Data Warehousing and Data Lakes for Analytics
Data analytics teams often work with two main data stores: data warehouses and data lakes. Each serves a different purpose, and together they form a practical architecture for analytics.
A data warehouse is a structured, optimized store designed for fast queries, dashboards, and consistent reporting. A data lake holds raw data in various formats, ready for exploration, experimentation, and advanced analytics. Those formats can be logs, CSV, JSON, images, or video. You can query them with flexible engines, run notebooks, or train ML models. Good governance, clear metadata, and solid security are essential for both.
What each store does
- Data warehouse: curated, schema-on-write, strong data quality, repeatable reports, and fast BI.
- Data lake: raw data, flexible formats, supports data science, machine learning, and experimentation.

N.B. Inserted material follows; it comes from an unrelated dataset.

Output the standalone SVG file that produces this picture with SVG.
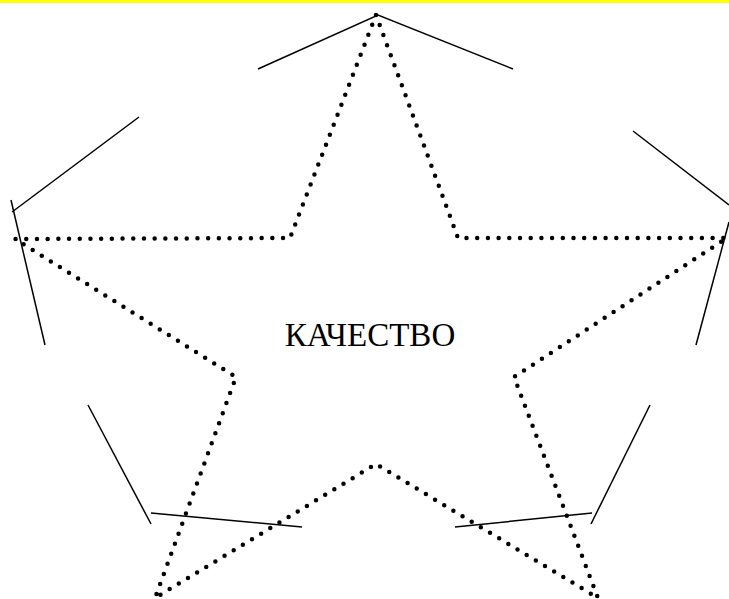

Choosing a hybrid approach Many teams use both. The lake accepts many data sources first. Then a subset is cleaned and modeled in a warehouse for wide sharing. Data catalogs and lineage help users find data and trust it. ELT, not just ETL, can move large data with scalable compute. This setup supports both executive dashboards and data science projects.
A simple architecture pattern
- Ingest data into the lake from apps, logs, and devices.
- Apply cleaning, enrichment, and modeling in stages.
- Publish curated data to the warehouse for dashboards and business metrics.
- Create data marts for marketing, sales, or operations to speed use.
- Add strong security and access controls to protect sensitive data.
Example scenario A retail company keeps click logs, product feeds, and sales records in a data lake. A weekly extract then feeds a data warehouse, where dashboards track revenue, margins, and stock. Analysts drill into lake data for experiments, model results, and new insights. In the cloud, managed services help scale storage and compute as data grows.
Best practices
- Start with business questions, not tools.
- Use a metadata catalog and data lineage.
- Enforce data quality and access controls.
- Plan for cost, scale, and automated testing.
Key Takeaways
- A hybrid stance often works best: lake for raw data, warehouse for curated analytics.
- Clear governance and metadata help every user.
- Align data design with business questions and measures.